Cage Chatter: Braxton Davidson on making adjustments

There are a lot of perks being in this industry. Money is not one of them. However, One of the things that I most enjoy is hanging around the cage and listening to the chatter. The back-and-forth smack talking amongst players and coaches is especially intriguing. I’ll get to some of that later but first I wanted to share a conversation with Braxton Davidson.

Davidson was selected by the Braves in the first round of the 2014 draft. That was 3 GMs ago. I told him it felt like he has been in the organization for 10 years. He agreed. It has felt like he has been around for a long time. But Davidson is only 22. He is still young enough to turn his career around.

Davidson was very open about his struggles. He made it to High A in 2016 and has seen his slash lines regress each year. While the power showed up in 2018 with 20 HR, what good is it at the expense of a .171 average with a 44% K rate?

I have seen a lot of Davidson the past two years. He told me that his struggles really stemmed from pitch recognition and guessing pitches. That confirms what I had seen. Davidson was always late on the fastball and early on the off-speed. The only pitch he could get to was fastballs in. With each season, his swing got longer and longer.

In Arizona, Davidson has changed approach. He talked about guessing location instead of pitches and reacting to location. Keeping his front shoulder closed and trusting his hands. This has allowed him to stay on the ball longer. Additionally, he talked about staying short to the ball and focusing on CF-LCF with his approach. Davidson has plus raw power that has been negated in games due to the swing-and-miss issues. Do strike outs matter if he were to hit .250 with 35 HR? According to Davidson, they still do. He talked about the need to shorten up with two strikes and just make contact.

So far the results have been tremendous. Davdison’s power plays to all fields. He said that if he could hit 20 HR while hitting .171, how many could he hit if he could get to .250? In Arizona, things started slow. “I was like 0-11 with 8 strikeouts before things started to change". But it isn’t how you start, it’s how you finish. In his final 10 games, Davidson slashed .289/.372/.737 with 5 HR, 5 BB, and 15 K. His fall turnaround culminated with a walk-off blast in the AFL Championship game.

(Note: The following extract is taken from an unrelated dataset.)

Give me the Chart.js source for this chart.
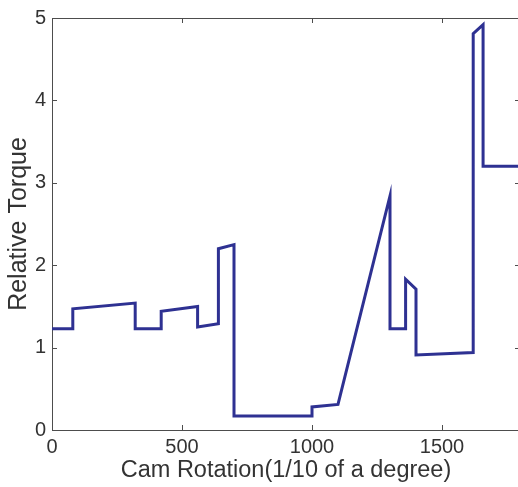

We talked about what comes next for him. He mentioned his hope of staying with the Braves. If the Braves don’t protect him, he will be eligible for the Rule 5. He wants the Braves to challenge him in 2019 with a promotion at AA. He talked about how good the Braves are going to be and he wants to be a part of that. Davidson would know. Every top prospect the Braves have has been Davidson’s teammate at some point in his three years at High A. He suffered a foot injury after hitting his walk-off but he should be ready to go by Spring Training.

I remember sitting next to a scout who follows the Braves minors. There are few hitters in the organization with his profile and none of them are firstbaseman. “Not everybody is Acuna or Kirilloff.” This game is hard and it’s about learning and adapting. Player development is a process and Braxton checked off a lot of boxes in Arizona.

  • In Salt River, Bobby Dalbec’s last swing of BP resulted in a 420+ blast to dead CF. Jahmai Jones was next up and said “I got to follow 420 to dead CF?!?!?” Jones proceeded to outdistance Dalbec with his next two swings to CF and then blasted his third and final swing to LCF. Daz Cameron: “This man out here dropping tanks!” Jones’ raw power is impressive to say the least.